(Charts and diagrams as code)
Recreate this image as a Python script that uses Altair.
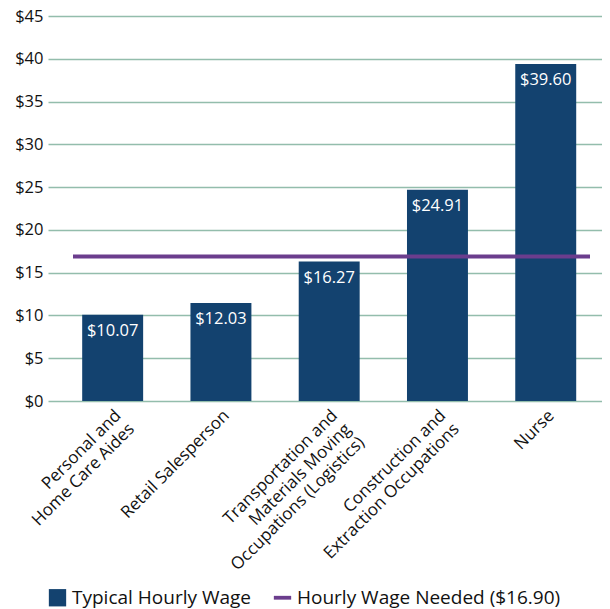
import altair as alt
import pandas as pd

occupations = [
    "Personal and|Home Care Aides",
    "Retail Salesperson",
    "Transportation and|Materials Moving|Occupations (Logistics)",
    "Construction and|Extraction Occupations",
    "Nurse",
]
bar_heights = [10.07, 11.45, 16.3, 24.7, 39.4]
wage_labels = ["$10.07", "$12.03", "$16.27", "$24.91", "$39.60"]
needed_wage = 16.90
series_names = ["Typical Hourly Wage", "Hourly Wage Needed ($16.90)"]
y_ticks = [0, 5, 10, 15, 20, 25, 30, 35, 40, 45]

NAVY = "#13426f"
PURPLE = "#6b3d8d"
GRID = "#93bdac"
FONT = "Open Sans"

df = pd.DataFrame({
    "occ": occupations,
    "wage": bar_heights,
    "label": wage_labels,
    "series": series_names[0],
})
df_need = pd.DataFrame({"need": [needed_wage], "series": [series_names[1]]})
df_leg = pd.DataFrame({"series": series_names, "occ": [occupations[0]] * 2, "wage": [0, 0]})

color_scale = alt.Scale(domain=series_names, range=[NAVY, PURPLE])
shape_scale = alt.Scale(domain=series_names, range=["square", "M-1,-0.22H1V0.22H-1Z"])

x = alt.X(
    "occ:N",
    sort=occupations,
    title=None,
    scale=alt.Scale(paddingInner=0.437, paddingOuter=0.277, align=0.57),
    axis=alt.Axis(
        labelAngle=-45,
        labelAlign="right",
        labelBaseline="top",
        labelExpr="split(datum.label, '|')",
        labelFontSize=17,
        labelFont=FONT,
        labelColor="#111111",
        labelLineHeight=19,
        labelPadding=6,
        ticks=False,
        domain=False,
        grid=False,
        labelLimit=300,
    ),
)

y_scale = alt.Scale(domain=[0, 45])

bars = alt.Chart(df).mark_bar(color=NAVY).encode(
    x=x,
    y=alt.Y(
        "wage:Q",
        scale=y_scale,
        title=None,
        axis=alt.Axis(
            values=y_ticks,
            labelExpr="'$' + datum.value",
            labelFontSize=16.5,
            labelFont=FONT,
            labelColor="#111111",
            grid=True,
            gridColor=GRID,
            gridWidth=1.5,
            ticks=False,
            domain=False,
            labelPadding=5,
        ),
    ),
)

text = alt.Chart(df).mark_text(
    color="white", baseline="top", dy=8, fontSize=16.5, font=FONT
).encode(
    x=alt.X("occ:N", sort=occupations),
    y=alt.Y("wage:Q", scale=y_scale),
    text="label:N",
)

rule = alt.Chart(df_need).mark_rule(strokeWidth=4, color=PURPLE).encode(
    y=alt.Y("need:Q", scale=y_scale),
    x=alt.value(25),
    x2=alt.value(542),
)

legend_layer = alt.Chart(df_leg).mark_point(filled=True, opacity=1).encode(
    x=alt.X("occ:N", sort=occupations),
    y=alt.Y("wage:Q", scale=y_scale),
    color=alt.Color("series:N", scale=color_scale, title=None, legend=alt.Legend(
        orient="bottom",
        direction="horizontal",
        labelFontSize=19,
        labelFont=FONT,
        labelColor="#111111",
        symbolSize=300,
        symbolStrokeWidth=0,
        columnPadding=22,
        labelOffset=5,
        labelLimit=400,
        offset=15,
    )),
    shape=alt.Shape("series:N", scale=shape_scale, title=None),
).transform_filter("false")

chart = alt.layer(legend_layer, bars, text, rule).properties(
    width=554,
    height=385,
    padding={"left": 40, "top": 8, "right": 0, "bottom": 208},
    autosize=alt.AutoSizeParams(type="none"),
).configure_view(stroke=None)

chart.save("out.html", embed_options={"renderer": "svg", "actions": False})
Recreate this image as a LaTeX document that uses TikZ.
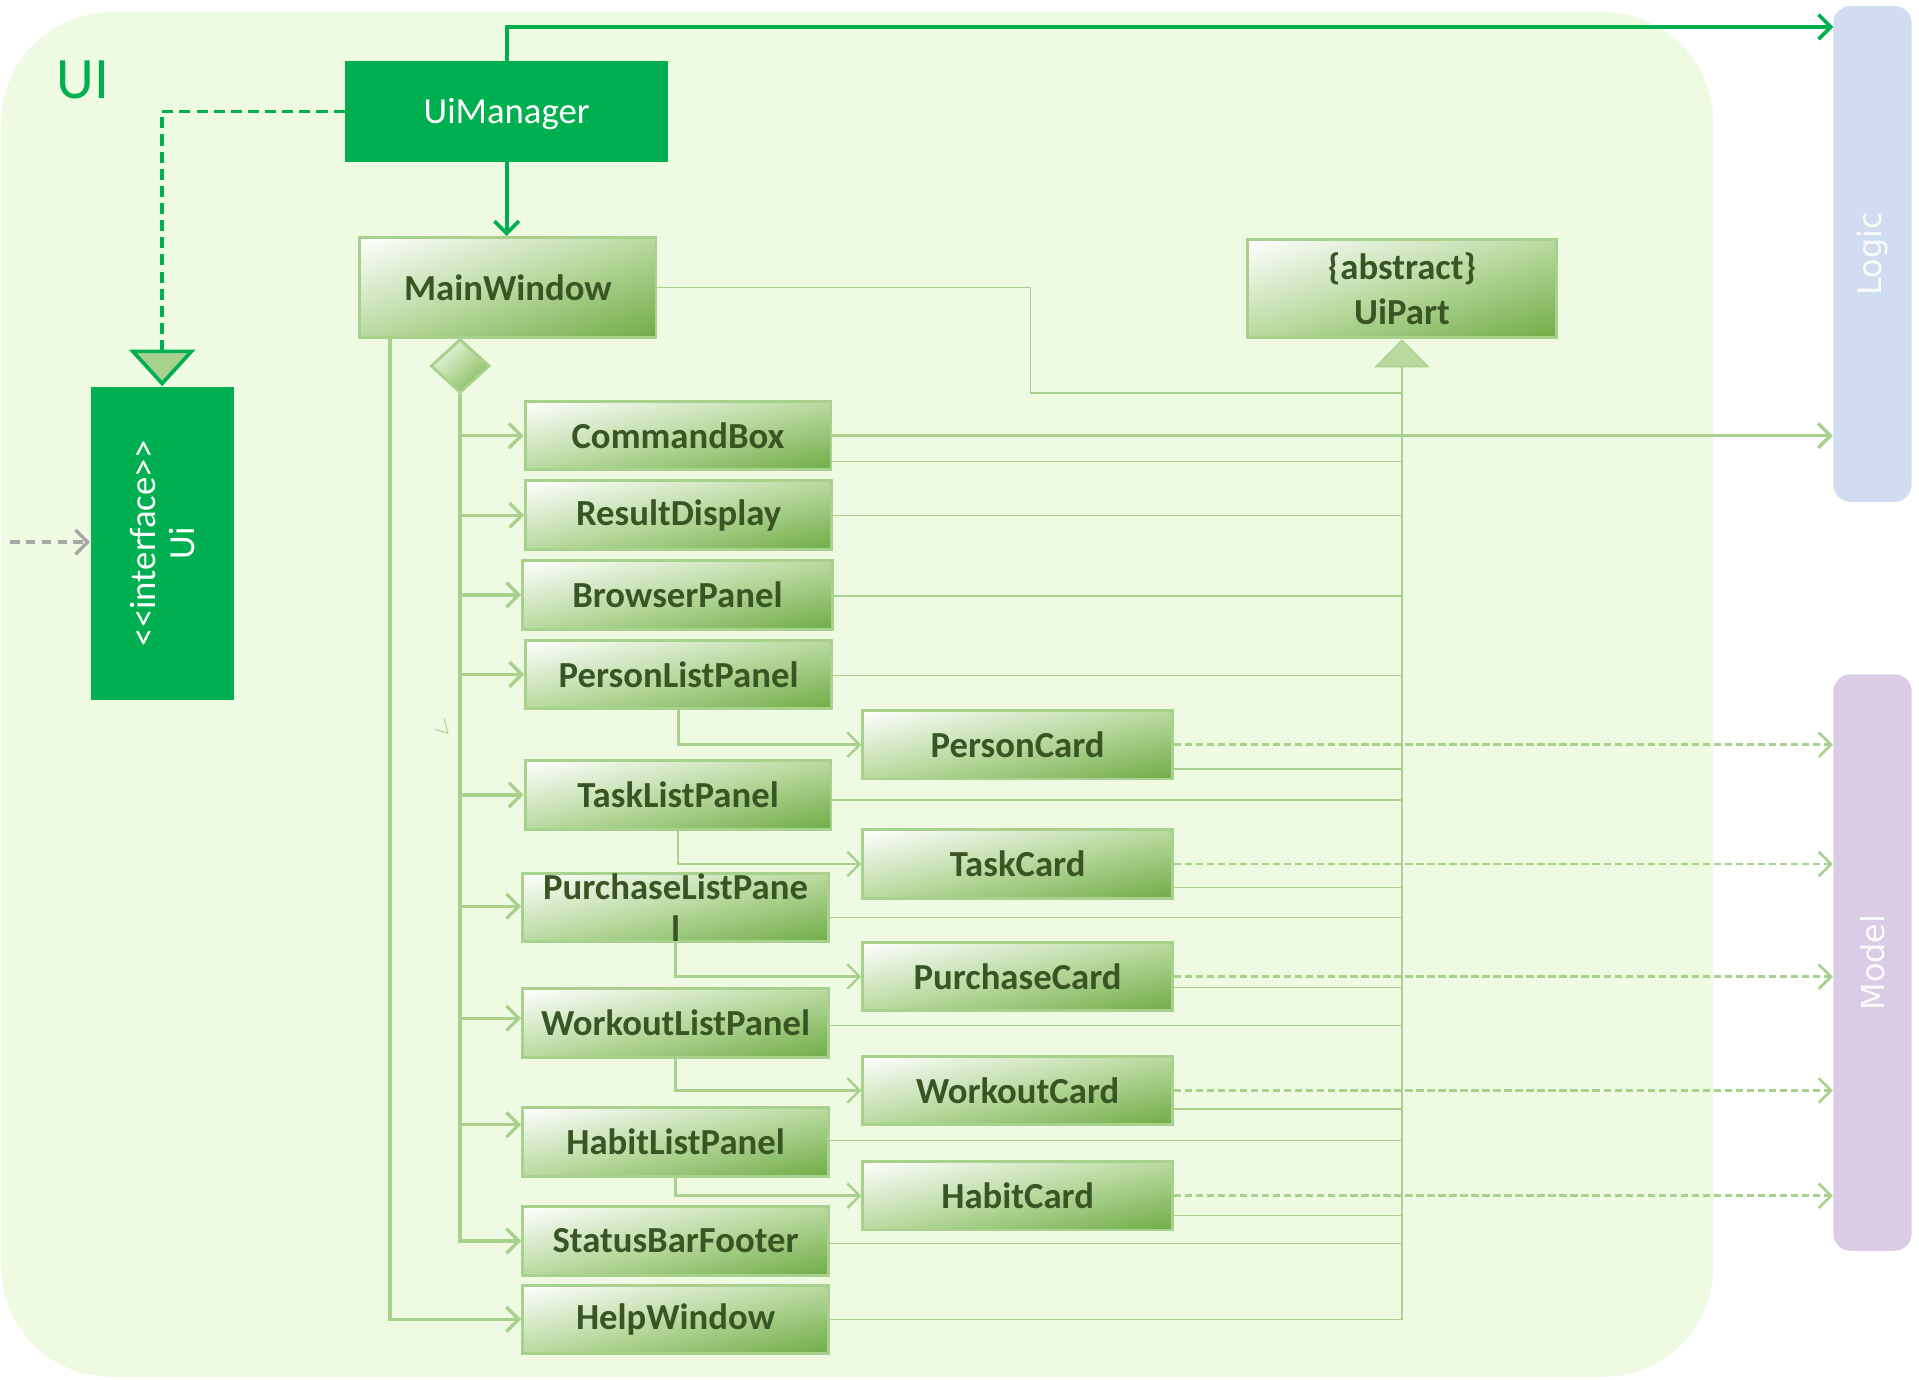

Work required »
Collect the lines of the records that include the string "uses".

Solved problem »
Recreate this image as a Python script that uses Altair.
Recreate this image as a LaTeX document that uses TikZ.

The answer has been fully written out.